*WHAT IS REQUIRED*: Copy exactly the lines from the start of the material through the line with "plt.rcParams['axes.unicode_minus'] = False". Pictures stay out of the copy.

——————————

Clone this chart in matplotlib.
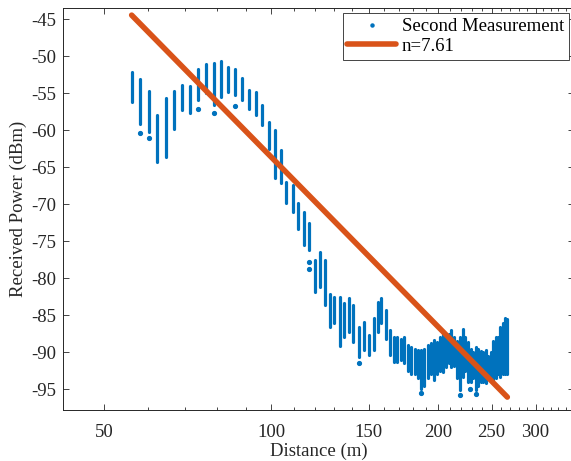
import numpy as np
import matplotlib
matplotlib.use("Agg")
import matplotlib.pyplot as plt
from matplotlib.ticker import FixedLocator, NullFormatter

plt.rcParams['font.family'] = ['Liberation Serif', 'DejaVu Serif']
plt.rcParams['axes.unicode_minus'] = False

# ---- data: measurement columns (distance, min power, max power) ----
col_dist = [56.1, 58.0, 60.2, 62.3, 64.6, 66.8, 69.0, 71.5, 73.9, 76.3, 78.8, 81.2,
            83.6, 86.1, 88.7, 91.1, 93.7, 96.3, 99.0, 101.5, 104.0, 106.4, 109.3,
            111.7, 114.4, 117.1, 119.8, 122.6, 125.2, 127.8, 130.0, 132.9, 135.5,
            138.2, 140.5, 143.8, 146.9, 150.0, 153.1, 155.7, 158.0, 161.3, 164.0,
            166.5, 169.0, 171.5, 174.0, 176.5, 179.0, 181.5, 184.0, 186.5, 189.0,
            191.5, 194.0, 196.5, 199.0, 201.5, 204.0, 206.5, 209.0, 211.5, 214.0,
            216.5, 219.0, 221.5, 224.0, 226.5, 229.0, 231.5, 234.0, 236.5, 239.0,
            241.5, 244.0, 246.5, 249.0, 251.5, 254.0, 256.5, 259.0, 261.5, 264.0, 266.5]
col_high = [-52.1, -53.1, -54.7, -58.0, -55.7, -54.7, -53.9, -54.1, -51.7, -51.1, -50.9, -50.6,
            -51.4, -51.7, -52.9, -54.6, -54.8, -56.6, -58.9, -60.0, -62.7, -67.0, -67.4,
            -69.9, -71.0, -72.6, -77.6, -76.4, -77.6, -82.1, -82.5, -82.5, -83.4,
            -82.7, -83.6, -86.6, -85.9, -87.7, -85.4, -83.2, -82.7, -84.3, -87.0,
            -87.9, -87.9, -88.2, -88.0, -89.0, -89.3, -89.5, -89.7, -89.7, -89.5,
            -89.0, -88.8, -88.4, -88.6, -88.0, -87.3, -87.8, -87.5, -87.0, -88.0,
            -88.5, -87.9, -86.8, -88.0, -88.6, -89.5, -90.0, -89.3, -89.5, -89.8,
            -90.0, -89.7, -90.5, -90.0, -88.5, -87.9, -88.0, -86.6, -86.0, -85.4, -85.5]
col_low = [-56.2, -59.1, -60.2, -64.3, -63.6, -59.9, -57.3, -57.7, -55.9, -55.0, -56.6, -55.5,
           -54.8, -55.3, -55.9, -57.1, -58.0, -59.3, -62.5, -66.5, -67.2, -69.9, -71.0,
           -73.3, -75.5, -76.2, -81.9, -81.2, -83.6, -86.6, -86.1, -89.1, -87.9,
           -87.3, -88.6, -90.6, -89.7, -90.4, -89.7, -87.3, -86.1, -88.2, -90.4,
           -91.3, -91.3, -91.0, -91.5, -92.5, -92.9, -93.0, -93.5, -94.9, -94.5,
           -93.5, -93.0, -93.8, -93.0, -92.5, -92.7, -92.0, -91.5, -92.0, -91.8,
           -93.5, -95.1, -93.4, -92.5, -94.0, -94.0, -93.5, -95.1, -94.5, -94.0,
           -94.0, -94.2, -93.5, -93.8, -93.8, -93.5, -93.0, -93.3, -93.0, -92.9, -93.0]

# isolated measurement points
pt_dist = [58.0, 60.2, 73.9, 78.8, 86.1, 117.1, 117.1, 143.8, 186.5, 219.0, 234.0, 228.0]
pt_power = [-60.4, -61.1, -57.1, -57.7, -56.8, -77.8, -78.7, -91.5, -95.5, -95.8, -95.6, -95.0]

# path-loss fit
n_exp = 7.61
fit_d0 = 56.0
fit_p0 = -44.46
fit_dist = [56.0, 266.8]

x_major = [50, 100, 150, 200, 250, 300]
x_minor = list(range(50, 360, 10))
y_ticks = [-95, -90, -85, -80, -75, -70, -65, -60, -55, -50, -45]

blue = '#0072BD'
orange = '#D95319'
dark = '#262626'
fs = 13.5

fig = plt.figure(figsize=(5.71, 4.61), dpi=100)
ax = fig.add_axes([0.1103, 0.1106, 0.895, 0.872])

ax.set_xscale('log')
vl = ax.vlines(col_dist, col_low, col_high, colors=blue, linewidth=2.3)
vl.set_capstyle('round')
ax.plot(pt_dist, pt_power, '.', color=blue, markersize=5.5, label='Second Measurement')

fd = np.array(fit_dist)
fp = fit_p0 - 10 * n_exp * np.log10(fd / fit_d0)
ax.plot(fd, fp, '-', color=orange, linewidth=4, solid_capstyle='round', label='n=7.61')

ax.set_xlim(42.1, 352)
ax.set_ylim(-97.8, -43.5)
ax.xaxis.set_major_locator(FixedLocator(x_major))
ax.xaxis.set_minor_locator(FixedLocator(x_minor))
ax.xaxis.set_minor_formatter(NullFormatter())
ax.set_xticklabels([str(v) for v in x_major])
ax.set_yticks(y_ticks)
ax.set_yticklabels([str(v) for v in y_ticks])

ax.tick_params(which='both', direction='in', top=True, right=True, colors=dark,
               labelcolor=dark, labelsize=fs)
ax.tick_params(axis='x', which='major', pad=10)
ax.tick_params(axis='y', which='major', pad=5)
ax.tick_params(which='major', length=4, width=0.6)
ax.tick_params(which='minor', length=2.5, width=0.6)
for s in ax.spines.values():
    s.set_color(dark)
    s.set_linewidth(0.7)

ax.set_xlabel('Distance (m)', fontsize=fs, color=dark, labelpad=1)
ax.set_ylabel('Received Power (dBm)', fontsize=fs, color=dark, labelpad=3)

leg = ax.legend(loc='upper right', bbox_to_anchor=(1.0, 1.0), fontsize=fs, frameon=True,
                fancybox=False, edgecolor=dark, framealpha=1, handlelength=2.6,
                borderaxespad=0.28, borderpad=0.25, labelspacing=0.15, handletextpad=0.3,
                markerscale=0.8)
leg.get_frame().set_linewidth(0.6)

fig.savefig('out.png', dpi=100)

——————————

*COMPLETED EXERCISE*:
Clone this chart in matplotlib.
import numpy as np
import matplotlib
matplotlib.use("Agg")
import matplotlib.pyplot as plt
from matplotlib.ticker import FixedLocator, NullFormatter

plt.rcParams['font.family'] = ['Liberation Serif', 'DejaVu Serif']
plt.rcParams['axes.unicode_minus'] = False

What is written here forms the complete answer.